Right. So, the venue — the dearly departed Club Lower Links — happened to be in a windowless basement, and thus with the owner’s kind induglence I was able to produce near-total darkness, except for some very dim, blue area lights for myself and the bartender. Prior to performing, I didn’t explain anything to the audience about what I was (hopefully) up to; I simply suggested that if they were so inclined they should close their eyes and go with the sounds and…see what happens.

The piece went well, combining the planned and/or mostly fixed elements of the drone and the pre-recorded (though semi-mixable) audio collage with completely improvised stuff on the guitar, air duct, and some other crap I had in my kit bag at the time. I myself didn’t experience anything especially different than usual while playing, but of course I was focused on other things like making pretty racket.

What was really amazing and truly special was what happened afterward. The audience literally lined up and, one after another, regaled me with tales of what they had experienced and/or visualized during the piece. Although a few described generally amorphous feelings of “spaciness”, most related a very vivid experience, though the specifics and even general tenor varied wildly. One person, I recall, said she had a sort of memory experience centering on abuse she’d suffered as a child. (I apologized profusely, but she assured me [I think genuinely] that it really had not been traumatic, but more a view from a reflective distance.) The most baroquely spectacular visual experience described to me — which I won’t belabor here — came, ironcally enough, from a person I knew to never have done any drugs to speak of and rarely even drank. I found this most fascinating, and it left me wondering to what extent efforts at more chemically-induced ecstatic/meditative/visonary states actually dull a more innate ability to get to the same place all on our own.

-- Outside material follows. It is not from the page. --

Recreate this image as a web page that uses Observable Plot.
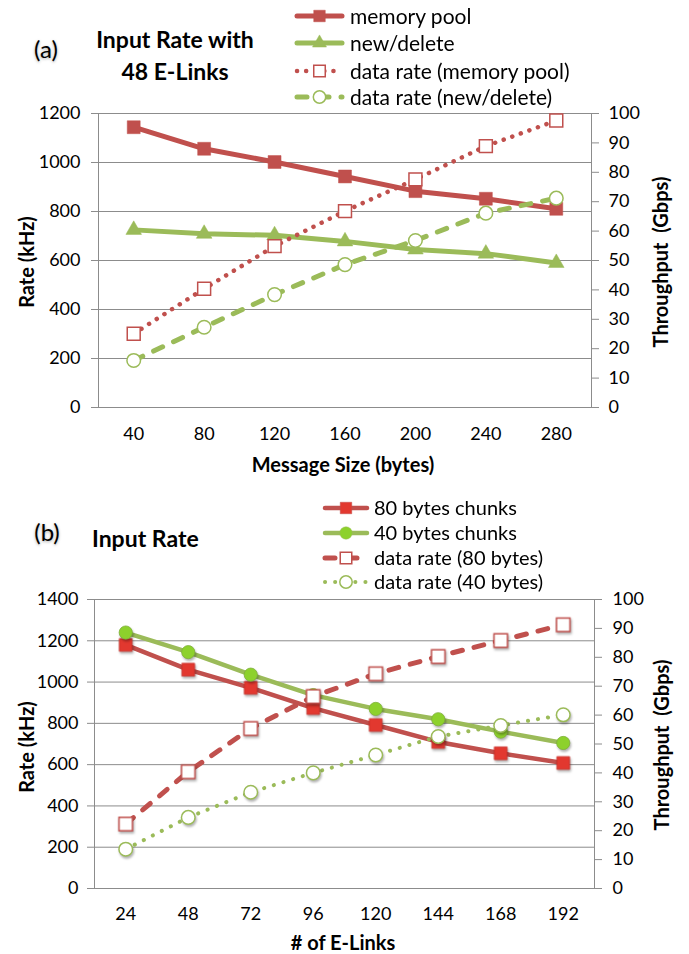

Although I’ve had the great pleasure of a few folks coming up after a set and expressing pleasure at my experimental oscillations — sometimes trancey stuff, sometimes not — I’ve never had an experience before or since, where folks lined up to share the internal experiences prompted (to whatever extent) by my music. It remains a very special memory for me, for which I can only thank the Muse like any responsible artist should.

Some time later, and in a different venue, I attempted a modified repeat of the same basic approach, with additional musicians and more theatrics. But while that piece was reasonably successful in its own right, it definitely did not achieve the entrainment effect the first one apparently did.

Aaaanyway, the articles referenced at the top of this post provide a variety of perspectives and experimental findings on this fascinating — if more-than-slightly scary — phenomenon of audio entrainment. Use your knowledge only for good, Luke.